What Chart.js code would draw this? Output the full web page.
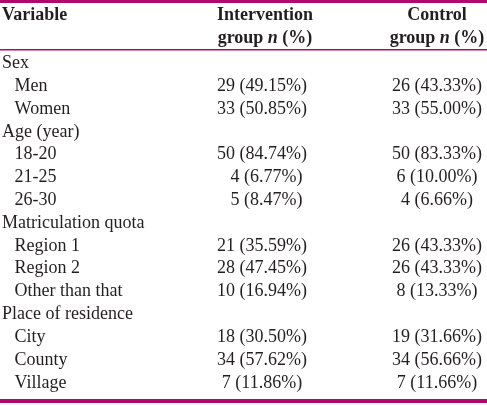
<!DOCTYPE html>
<html>
<head>
<meta charset="utf-8">
<script src="https://cdn.jsdelivr.net/npm/chart.js@4/dist/chart.umd.min.js"></script>
<style>
html,body{margin:0;padding:0;background:#fff;}
#wrap{width:487px;height:405px;position:relative;}
</style>
</head>
<body>
<div id="wrap"><canvas id="c"></canvas></div>
<script>
// ---- data ----
const columns = ['Intervention', 'Control'];
const groups = ['Sex', 'Age (year)', 'Matriculation quota', 'Place of residence'];
const subcategories = [
  ['Men', 'Women'],
  ['18-20', '21-25', '26-30'],
  ['Region 1', 'Region 2', 'Other than that'],
  ['City', 'County', 'Village']
];
const interventionN   = [29, 33, 50, 4, 5, 21, 28, 10, 18, 34, 7];
const interventionPct = [49.15, 50.85, 84.74, 6.77, 8.47, 35.59, 47.45, 16.94, 30.50, 57.62, 11.86];
const controlN        = [26, 33, 50, 6, 4, 26, 26, 8, 19, 34, 7];
const controlPct      = [43.33, 55.00, 83.33, 10.00, 6.66, 43.33, 43.33, 13.33, 31.66, 56.66, 11.66];

// ---- build rows ----
const INDENT = '  \u2009';
const rowLabels = [];
const subRowLabels = [];
groups.forEach((g, gi) => {
  rowLabels.push(g);
  subcategories[gi].forEach(s => { rowLabels.push(INDENT + s); subRowLabels.push(INDENT + s); });
});

const FONT = "'Liberation Serif', 'Times New Roman', serif";
const FS = 18;
const TEXT = '#231f20';
const RULE = '#b0086e';

function cellText(n, p, col) {
  const s = n + ' (' + p.toFixed(2) + '%)';
  return (col === 0 && p < 10) ? '\u2007' + s : s;
}

const datasets = [
  { label: columns[0], n: interventionN, pct: interventionPct,
    data: subRowLabels.map(r => ({ x: columns[0], y: r })) },
  { label: columns[1], n: controlN, pct: controlPct,
    data: subRowLabels.map(r => ({ x: columns[1], y: r })) }
];

const tablePlugin = {
  id: 'tablePlugin',
  beforeDraw(chart) {
    const ctx = chart.ctx;
    ctx.save();
    ctx.fillStyle = '#fff';
    ctx.fillRect(0, 0, chart.width, chart.height);
    ctx.restore();
  },
  afterDatasetsDraw(chart) {
    const ctx = chart.ctx;
    const area = chart.chartArea;
    const xs = chart.scales.x;
    ctx.save();
    ctx.fillStyle = TEXT;
    ctx.textBaseline = 'middle';
    ctx.textAlign = 'center';
    ctx.font = FS + 'px ' + FONT;
    chart.data.datasets.forEach((ds, di) => {
      const meta = chart.getDatasetMeta(di);
      meta.data.forEach((el, i) => {
        ctx.fillText(cellText(ds.n[i], ds.pct[i], di), el.x, el.y);
      });
    });
    // header
    const y1 = area.top - 37, y2 = area.top - 14;
    const bold = 'bold ' + FS + 'px ' + FONT;
    const boldItal = 'italic bold ' + FS + 'px ' + FONT;
    ctx.font = bold;
    ctx.textAlign = 'left';
    ctx.fillText('Variable', chart.scales.y.left, y1);
    columns.forEach((c, i) => {
      const x = xs.getPixelForValue(i) + (i === 0 ? 3 : 0);
      ctx.font = bold;
      ctx.textAlign = 'center';
      ctx.fillText(c, x, y1);
      const parts = [['group ', bold], ['n', boldItal], [' (%)', bold]];
      let w = 0;
      parts.forEach(p => { ctx.font = p[1]; w += ctx.measureText(p[0]).width; });
      let cx = x - w / 2;
      ctx.textAlign = 'left';
      parts.forEach(p => { ctx.font = p[1]; ctx.fillText(p[0], cx, y2); cx += ctx.measureText(p[0]).width; });
    });
    // rules
    ctx.fillStyle = RULE;
    ctx.fillRect(0, 0, chart.width, 3);
    ctx.fillRect(0, area.top - 3, chart.width, 1.5);
    ctx.fillRect(0, chart.height - 6, chart.width, 4);
    ctx.restore();
  }
};

new Chart(document.getElementById('c'), {
  type: 'scatter',
  data: { datasets },
  options: {
    responsive: true,
    maintainAspectRatio: false,
    animation: false,
    events: [],
    layout: { padding: { left: 2, top: 52, right: 50, bottom: 7 } },
    elements: { point: { radius: 0, hoverRadius: 0 } },
    plugins: { legend: { display: false }, tooltip: { enabled: false }, title: { display: false } },
    scales: {
      x: {
        type: 'category', labels: columns, offset: false, display: false
      },
      y: {
        type: 'category', labels: rowLabels, offset: true, reverse: false,
        afterFit(scale) { scale.width = 260; },
        grid: { display: false, drawTicks: false },
        border: { display: false },
        ticks: {
          autoSkip: false, padding: 0, crossAlign: 'far', color: TEXT,
          font: { family: FONT, size: FS }
        }
      }
    }
  },
  plugins: [tablePlugin]
});
</script>
</body>
</html>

Requirement >>
Return the material exactly as given, apart from the pictures.

The answer >>
What Chart.js code would draw this? Output the full web page.
<!DOCTYPE html>
<html>
<head>
<meta charset="utf-8">
<script src="https://cdn.jsdelivr.net/npm/chart.js@4/dist/chart.umd.min.js"></script>
<style>
html,body{margin:0;padding:0;background:#fff;}
#wrap{width:487px;height:405px;position:relative;}
</style>
</head>
<body>
<div id="wrap"><canvas id="c"></canvas></div>
<script>
// ---- data ----
const columns = ['Intervention', 'Control'];
const groups = ['Sex', 'Age (year)', 'Matriculation quota', 'Place of residence'];
const subcategories = [
  ['Men', 'Women'],
  ['18-20', '21-25', '26-30'],
  ['Region 1', 'Region 2', 'Other than that'],
  ['City', 'County', 'Village']
];
const interventionN   = [29, 33, 50, 4, 5, 21, 28, 10, 18, 34, 7];
const interventionPct = [49.15, 50.85, 84.74, 6.77, 8.47, 35.59, 47.45, 16.94, 30.50, 57.62, 11.86];
const controlN        = [26, 33, 50, 6, 4, 26, 26, 8, 19, 34, 7];
const controlPct      = [43.33, 55.00, 83.33, 10.00, 6.66, 43.33, 43.33, 13.33, 31.66, 56.66, 11.66];

// ---- build rows ----
const INDENT = '  \u2009';
const rowLabels = [];
const subRowLabels = [];
groups.forEach((g, gi) => {
  rowLabels.push(g);
  subcategories[gi].forEach(s => { rowLabels.push(INDENT + s); subRowLabels.push(INDENT + s); });
});

const FONT = "'Liberation Serif', 'Times New Roman', serif";
const FS = 18;
const TEXT = '#231f20';
const RULE = '#b0086e';

function cellText(n, p, col) {
  const s = n + ' (' + p.toFixed(2) + '%)';
  return (col === 0 && p < 10) ? '\u2007' + s : s;
}

const datasets = [
  { label: columns[0], n: interventionN, pct: interventionPct,
    data: subRowLabels.map(r => ({ x: columns[0], y: r })) },
  { label: columns[1], n: controlN, pct: controlPct,
    data: subRowLabels.map(r => ({ x: columns[1], y: r })) }
];

const tablePlugin = {
  id: 'tablePlugin',
  beforeDraw(chart) {
    const ctx = chart.ctx;
    ctx.save();
    ctx.fillStyle = '#fff';
    ctx.fillRect(0, 0, chart.width, chart.height);
    ctx.restore();
  },
  afterDatasetsDraw(chart) {
    const ctx = chart.ctx;
    const area = chart.chartArea;
    const xs = chart.scales.x;
    ctx.save();
    ctx.fillStyle = TEXT;
    ctx.textBaseline = 'middle';
    ctx.textAlign = 'center';
    ctx.font = FS + 'px ' + FONT;
    chart.data.datasets.forEach((ds, di) => {
      const meta = chart.getDatasetMeta(di);
      meta.data.forEach((el, i) => {
        ctx.fillText(cellText(ds.n[i], ds.pct[i], di), el.x, el.y);
      });
    });
    // header
    const y1 = area.top - 37, y2 = area.top - 14;
    const bold = 'bold ' + FS + 'px ' + FONT;
    const boldItal = 'italic bold ' + FS + 'px ' + FONT;
    ctx.font = bold;
    ctx.textAlign = 'left';
    ctx.fillText('Variable', chart.scales.y.left, y1);
    columns.forEach((c, i) => {
      const x = xs.getPixelForValue(i) + (i === 0 ? 3 : 0);
      ctx.font = bold;
      ctx.textAlign = 'center';
      ctx.fillText(c, x, y1);
      const parts = [['group ', bold], ['n', boldItal], [' (%)', bold]];
      let w = 0;
      parts.forEach(p => { ctx.font = p[1]; w += ctx.measureText(p[0]).width; });
      let cx = x - w / 2;
      ctx.textAlign = 'left';
      parts.forEach(p => { ctx.font = p[1]; ctx.fillText(p[0], cx, y2); cx += ctx.measureText(p[0]).width; });
    });
    // rules
    ctx.fillStyle = RULE;
    ctx.fillRect(0, 0, chart.width, 3);
    ctx.fillRect(0, area.top - 3, chart.width, 1.5);
    ctx.fillRect(0, chart.height - 6, chart.width, 4);
    ctx.restore();
  }
};

new Chart(document.getElementById('c'), {
  type: 'scatter',
  data: { datasets },
  options: {
    responsive: true,
    maintainAspectRatio: false,
    animation: false,
    events: [],
    layout: { padding: { left: 2, top: 52, right: 50, bottom: 7 } },
    elements: { point: { radius: 0, hoverRadius: 0 } },
    plugins: { legend: { display: false }, tooltip: { enabled: false }, title: { display: false } },
    scales: {
      x: {
        type: 'category', labels: columns, offset: false, display: false
      },
      y: {
        type: 'category', labels: rowLabels, offset: true, reverse: false,
        afterFit(scale) { scale.width = 260; },
        grid: { display: false, drawTicks: false },
        border: { display: false },
        ticks: {
          autoSkip: false, padding: 0, crossAlign: 'far', color: TEXT,
          font: { family: FONT, size: FS }
        }
      }
    }
  },
  plugins: [tablePlugin]
});
</script>
</body>
</html>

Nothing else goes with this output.